§ **Instruction**
For each line of the data below that holds "React", copy the line.

[Plotting code records]
------------------------------------

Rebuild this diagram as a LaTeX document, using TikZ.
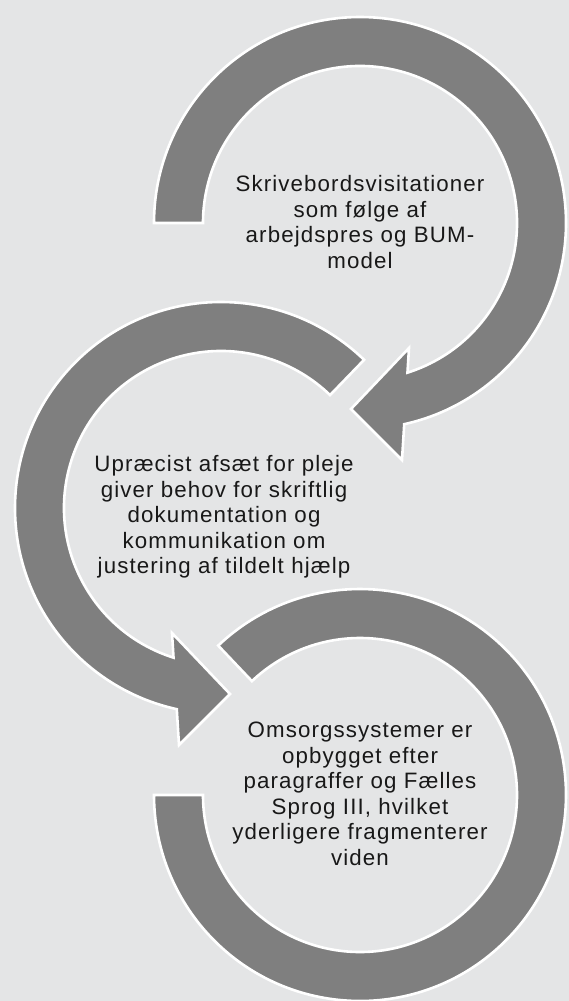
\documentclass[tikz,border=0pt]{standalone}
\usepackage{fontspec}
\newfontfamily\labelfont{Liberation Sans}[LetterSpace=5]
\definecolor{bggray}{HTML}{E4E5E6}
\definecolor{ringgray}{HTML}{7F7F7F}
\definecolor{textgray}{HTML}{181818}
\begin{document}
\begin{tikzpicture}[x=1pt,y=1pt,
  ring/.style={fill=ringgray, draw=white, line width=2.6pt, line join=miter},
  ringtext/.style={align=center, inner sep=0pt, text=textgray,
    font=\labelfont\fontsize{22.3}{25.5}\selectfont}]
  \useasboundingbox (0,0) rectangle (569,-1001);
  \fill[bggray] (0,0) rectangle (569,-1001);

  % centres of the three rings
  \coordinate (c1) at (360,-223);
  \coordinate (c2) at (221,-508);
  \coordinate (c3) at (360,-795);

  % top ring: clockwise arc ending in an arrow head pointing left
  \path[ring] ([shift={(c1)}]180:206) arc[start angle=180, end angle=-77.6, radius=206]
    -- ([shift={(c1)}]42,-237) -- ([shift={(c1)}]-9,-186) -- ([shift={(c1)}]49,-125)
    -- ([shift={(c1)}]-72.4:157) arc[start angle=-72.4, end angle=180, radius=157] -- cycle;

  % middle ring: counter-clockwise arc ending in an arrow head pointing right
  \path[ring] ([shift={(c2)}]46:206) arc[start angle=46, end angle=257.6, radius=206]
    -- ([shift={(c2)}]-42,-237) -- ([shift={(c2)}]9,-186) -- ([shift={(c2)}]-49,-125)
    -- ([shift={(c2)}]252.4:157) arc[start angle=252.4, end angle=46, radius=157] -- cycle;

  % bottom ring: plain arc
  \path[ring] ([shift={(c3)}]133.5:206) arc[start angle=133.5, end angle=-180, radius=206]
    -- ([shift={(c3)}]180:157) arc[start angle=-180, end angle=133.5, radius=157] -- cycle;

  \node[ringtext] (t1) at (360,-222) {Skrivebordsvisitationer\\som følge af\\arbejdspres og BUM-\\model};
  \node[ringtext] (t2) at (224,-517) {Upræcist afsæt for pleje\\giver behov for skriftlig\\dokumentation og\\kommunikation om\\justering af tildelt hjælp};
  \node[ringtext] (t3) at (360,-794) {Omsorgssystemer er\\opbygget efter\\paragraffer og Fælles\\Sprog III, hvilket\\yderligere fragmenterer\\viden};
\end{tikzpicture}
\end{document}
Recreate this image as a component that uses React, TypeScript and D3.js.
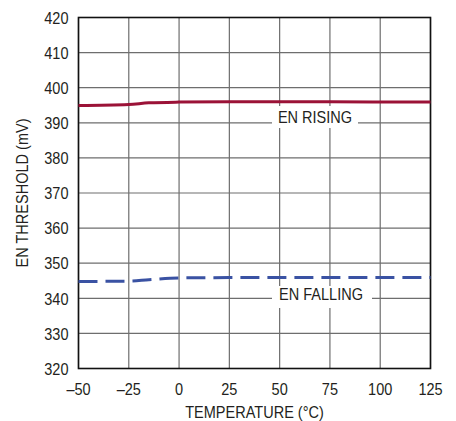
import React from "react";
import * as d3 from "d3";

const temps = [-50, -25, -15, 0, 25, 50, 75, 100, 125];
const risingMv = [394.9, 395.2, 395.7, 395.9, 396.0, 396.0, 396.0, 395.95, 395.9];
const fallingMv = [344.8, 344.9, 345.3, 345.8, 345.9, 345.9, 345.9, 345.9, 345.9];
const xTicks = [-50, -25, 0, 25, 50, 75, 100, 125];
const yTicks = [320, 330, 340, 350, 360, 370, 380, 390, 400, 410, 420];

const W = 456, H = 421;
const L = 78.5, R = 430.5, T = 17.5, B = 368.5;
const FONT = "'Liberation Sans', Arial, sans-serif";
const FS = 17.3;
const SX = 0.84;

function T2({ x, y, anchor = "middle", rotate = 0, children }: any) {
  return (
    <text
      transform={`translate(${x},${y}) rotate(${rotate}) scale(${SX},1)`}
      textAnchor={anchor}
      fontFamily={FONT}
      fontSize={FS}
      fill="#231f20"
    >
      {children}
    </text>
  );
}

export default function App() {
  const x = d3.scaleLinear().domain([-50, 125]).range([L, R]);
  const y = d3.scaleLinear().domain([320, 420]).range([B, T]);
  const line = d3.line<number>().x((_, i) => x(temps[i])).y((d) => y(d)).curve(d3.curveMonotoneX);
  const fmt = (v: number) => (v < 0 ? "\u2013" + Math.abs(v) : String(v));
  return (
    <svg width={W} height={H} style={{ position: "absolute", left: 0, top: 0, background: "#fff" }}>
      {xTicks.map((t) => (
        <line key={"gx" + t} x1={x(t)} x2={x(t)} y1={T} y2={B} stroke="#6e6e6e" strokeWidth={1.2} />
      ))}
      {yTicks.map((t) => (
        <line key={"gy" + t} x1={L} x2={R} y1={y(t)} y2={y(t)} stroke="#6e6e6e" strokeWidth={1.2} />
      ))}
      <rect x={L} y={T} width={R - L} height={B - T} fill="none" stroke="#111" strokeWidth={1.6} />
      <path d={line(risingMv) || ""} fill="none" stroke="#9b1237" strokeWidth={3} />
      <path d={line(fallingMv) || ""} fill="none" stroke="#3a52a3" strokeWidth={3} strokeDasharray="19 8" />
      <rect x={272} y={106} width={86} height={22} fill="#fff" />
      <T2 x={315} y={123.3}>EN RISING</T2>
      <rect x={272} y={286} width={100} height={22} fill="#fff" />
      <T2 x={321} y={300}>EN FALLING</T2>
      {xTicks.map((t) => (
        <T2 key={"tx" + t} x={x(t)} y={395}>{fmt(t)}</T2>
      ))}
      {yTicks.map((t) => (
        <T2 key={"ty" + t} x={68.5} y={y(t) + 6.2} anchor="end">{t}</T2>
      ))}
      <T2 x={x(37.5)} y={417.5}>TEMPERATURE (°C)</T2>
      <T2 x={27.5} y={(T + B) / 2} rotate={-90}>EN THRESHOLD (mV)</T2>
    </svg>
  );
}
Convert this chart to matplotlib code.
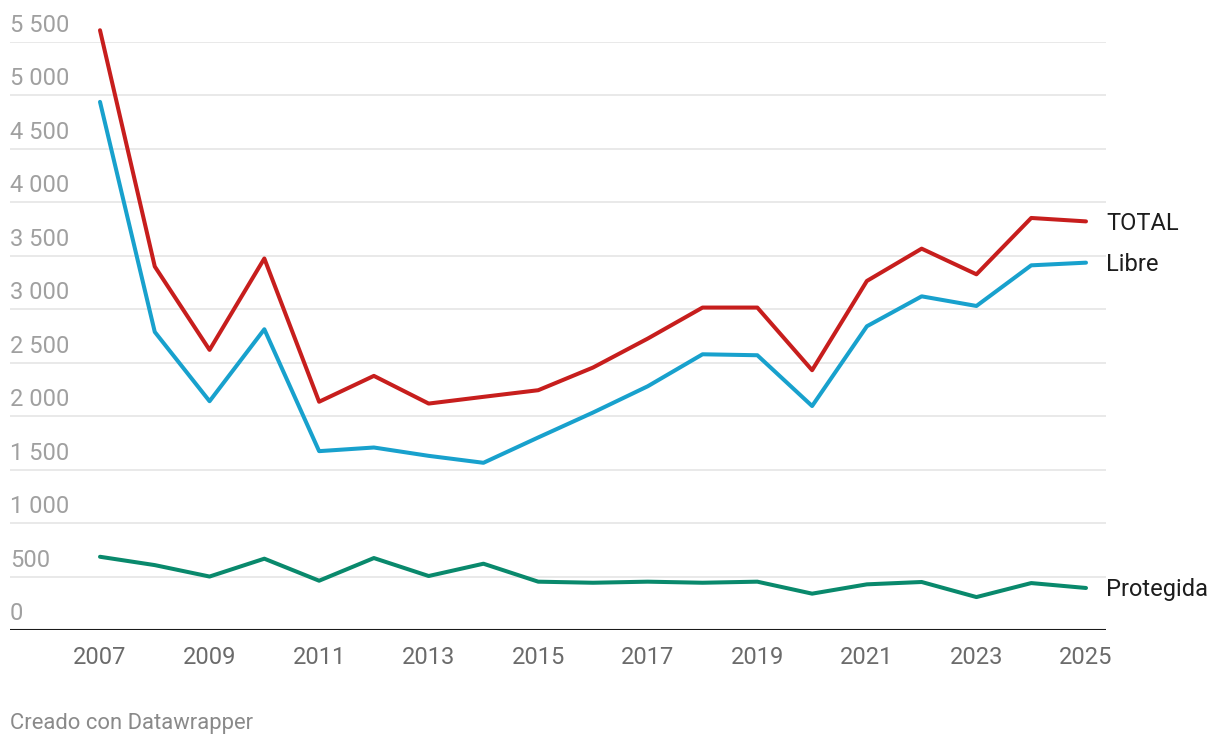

------------------------------------

§ **Complete output**
Recreate this image as a component that uses React, TypeScript and D3.js.
import React from "react";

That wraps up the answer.